Thursday, February 20, 2014

Railways Becoming a Liability to Small Centers

Elevators in Beiseker, circa 1970s.
A hundred years ago, Canada's railways were the lifeblood of rural communities like ours.  Towns popped up like mushrooms along the rail lines.  Elevators were built on the newly constructed sidings and folks gravitated to the new urban center.   The new towns were often far enough apart along the track so that a farmer could load is wagon with grain and drive his team into the elevator, unload, conduct business in town, pick up the mail, and be home for supper!

Farmers would sometimes donate land - or sell it below its value - to rail companies so that tracks might be built into their area.  Passenger service was daily, along with mail and goods delivery.  Cream was shipped to far off dairies.  Railways really opened up the West!

Oh, have the times changed!  For most Alberta rural communities, the railway has become a nuisance to be endured rather than an asset.  The grain elevators have mostly gone, and most of the sidings have been ripped out.  Farmers have to drive long distances to deliver their produce.  For the most part, now, the trains just roar through town without even slowing down.

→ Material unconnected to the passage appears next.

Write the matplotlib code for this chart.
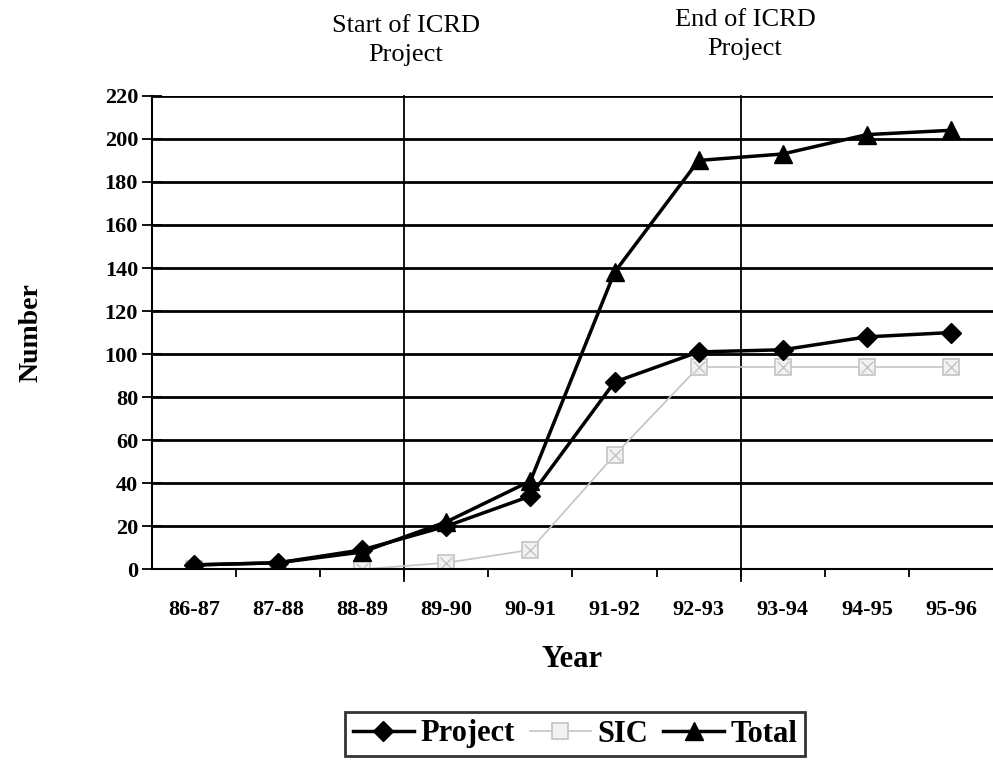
import numpy as np
import matplotlib
matplotlib.use("Agg")
import matplotlib.pyplot as plt

years = ['86-87', '87-88', '88-89', '89-90', '90-91',
         '91-92', '92-93', '93-94', '94-95', '95-96']
project = [2, 3, 9, 20, 34, 87, 101, 102, 108, 110]
sic = [0, 0, 0, 3, 9, 53, 94, 94, 94, 94]
total = [2, 3, 8, 22, 41, 138, 190, 193, 202, 204]

plt.rcParams['font.family'] = ['Liberation Serif', 'DejaVu Serif']

fig = plt.figure(figsize=(9.93, 7.61), dpi=100)
ax = fig.add_axes([0.153, 0.252, 0.847, 0.622])

x = np.arange(len(years))

# horizontal grid
for v in range(20, 221, 20):
    ax.axhline(v, color='black', lw=2.0, zorder=1)

# start / end of project markers
ax.axvline(2.5, color='black', lw=1.3, ymin=-0.025, clip_on=False, zorder=1)
ax.axvline(6.5, color='black', lw=1.3, ymin=-0.025, clip_on=False, zorder=1)

ax.plot(x, sic, color='#c4c4c4', lw=1.2, marker='s', ms=12, mfc='#f2f2f2',
        mec='#c4c4c4', mew=1.2, label='SIC', zorder=2)
ax.plot(x, sic, ls='none', marker='x', ms=8, mec='#c4c4c4', mew=1, zorder=2)
ax.plot(x, project, color='black', lw=2.5, marker='D', ms=10, label='Project', zorder=3)
ax.plot(x, total, color='black', lw=2.5, marker='^', ms=13, label='Total', zorder=4)

ax.set_xlim(-0.5, 9.5)
ax.set_ylim(0, 220)
ax.set_yticks(range(0, 221, 20))
ax.set_xticks(x)
ax.set_xticklabels(years, fontsize=16, fontweight='bold')
ax.set_xticks(np.arange(0.5, 9.5, 1), minor=True)
ax.tick_params(axis='x', which='major', length=0, pad=22)
ax.tick_params(axis='x', which='minor', length=6, width=1.3, direction='out')
ax.tick_params(axis='y', length=14, width=1.3, direction='inout', labelsize=16, pad=3)
for lab in ax.get_yticklabels():
    lab.set_fontweight('bold')

for s in ['top', 'right']:
    ax.spines[s].set_visible(False)
ax.spines['left'].set_linewidth(1.5)
ax.spines['bottom'].set_linewidth(1.5)

ax.set_xlabel('Year', fontsize=22, fontweight='bold', labelpad=18)
ax.set_ylabel('Number', fontsize=20, fontweight='bold', labelpad=44)

fig.text(406 / 993, 1 - 15 / 761, 'Start of ICRD\nProject',
         ha='center', va='top', fontsize=19, linespacing=1.4)
fig.text(745 / 993, 1 - 9 / 761, 'End of ICRD\nProject',
         ha='center', va='top', fontsize=19, linespacing=1.4)

h, l = ax.get_legend_handles_labels()
order = [l.index('Project'), l.index('SIC'), l.index('Total')]
leg = fig.legend([h[i] for i in order], [l[i] for i in order],
                 loc='center', bbox_to_anchor=(575 / 993, 1 - 734 / 761), ncol=3,
                 frameon=True, fancybox=False, edgecolor='black',
                 prop={'size': 22, 'weight': 'bold'}, handlelength=2.0,
                 handletextpad=0.2, columnspacing=0.5, borderpad=0.25)
leg.get_frame().set_linewidth(2)

fig.savefig('out.png', dpi=100)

Freight trains passing through at speed become hazardous to traffic and local residents, requiring better signals to ensure safety.  But it is my understanding that a municipality must pick up most of the cost of installing flashing lights, barriers, etc. at controlled level crossings.  Villages like Beiseker can't afford that!  So the train blows its horn at all hours of the night, as it roars through town.

Now the stations are gone, and the section crews with their little yellow scooters are gone.  These folks were an important part of their communities!  I seriously doubt that an industry could convince a rail company to stop and pick up or deliver to these small centers anymore, either.  Even a service crossing for a water line costs money; the municipality must pay the railway!

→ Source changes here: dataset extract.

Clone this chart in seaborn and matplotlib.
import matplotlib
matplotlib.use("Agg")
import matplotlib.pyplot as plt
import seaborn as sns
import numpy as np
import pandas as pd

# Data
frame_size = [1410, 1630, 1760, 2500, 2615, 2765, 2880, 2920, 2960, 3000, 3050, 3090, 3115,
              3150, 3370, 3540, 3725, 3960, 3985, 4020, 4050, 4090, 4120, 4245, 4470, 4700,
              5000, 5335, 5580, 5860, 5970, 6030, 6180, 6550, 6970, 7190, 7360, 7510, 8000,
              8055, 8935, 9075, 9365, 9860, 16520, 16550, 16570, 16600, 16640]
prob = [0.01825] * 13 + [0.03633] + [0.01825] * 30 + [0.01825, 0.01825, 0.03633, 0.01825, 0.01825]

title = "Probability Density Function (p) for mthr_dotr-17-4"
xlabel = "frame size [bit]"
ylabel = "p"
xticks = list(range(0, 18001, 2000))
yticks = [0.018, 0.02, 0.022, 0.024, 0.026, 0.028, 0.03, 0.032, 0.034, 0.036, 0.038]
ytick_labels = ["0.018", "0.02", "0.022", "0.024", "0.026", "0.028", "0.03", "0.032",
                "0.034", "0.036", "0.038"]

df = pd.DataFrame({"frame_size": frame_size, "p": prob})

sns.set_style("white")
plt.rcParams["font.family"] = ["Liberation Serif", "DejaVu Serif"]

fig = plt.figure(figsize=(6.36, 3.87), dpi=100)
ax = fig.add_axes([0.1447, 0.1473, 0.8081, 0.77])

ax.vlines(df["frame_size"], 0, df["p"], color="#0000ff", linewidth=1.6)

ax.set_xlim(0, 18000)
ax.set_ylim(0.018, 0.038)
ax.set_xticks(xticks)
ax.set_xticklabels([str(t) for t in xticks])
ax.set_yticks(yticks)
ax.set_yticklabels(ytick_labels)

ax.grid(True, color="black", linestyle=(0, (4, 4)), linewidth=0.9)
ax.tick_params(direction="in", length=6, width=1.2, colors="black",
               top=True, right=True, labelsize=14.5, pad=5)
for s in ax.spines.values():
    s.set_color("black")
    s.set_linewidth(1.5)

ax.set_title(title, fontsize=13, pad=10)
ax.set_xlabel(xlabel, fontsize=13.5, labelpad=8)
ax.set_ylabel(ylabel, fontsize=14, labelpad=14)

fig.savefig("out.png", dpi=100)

The tragic disaster at Lac-Mégantic, Quebec, last year is still in our thoughts as trains continue to whistle through our communities carrying huge quantities of who-knows-what!  Getting information from the railways on what those black tank cars are carrying, is like pushing a string.

Passenger service is now a distant memory, even though the tracks end up in the center of the big cities, and commuters could use trains and cut down on automobile pollution and traffic.  In the dying days of rail passenger service about 40 years ago, it was a joke.  The "Dayliner" left and arrived at very inconvenient hours at both ends, and was less than reliable.

Years ago, many abandoned rail lines were donated to societies to build biking and hiking trails on.  From my viewpoint, most are just growing weeds.  When Alberta Trail-net is asked to clean-up their abandoned trackway, they say they expect volunteers from the nearby municipalities to do it!  In Beiseker, the abandoned CPR line is leased by the Beiseker Rail Museum.  It's fast turning into the Land That Time Forgot running right through the middle of the village.  That has to change!

I believe it's time the railway companies cracked open their own history books and rediscover where they came from, and where they made their millions.  They must reconnect with the communities they pass through and are so much a part of, whether they like it or not!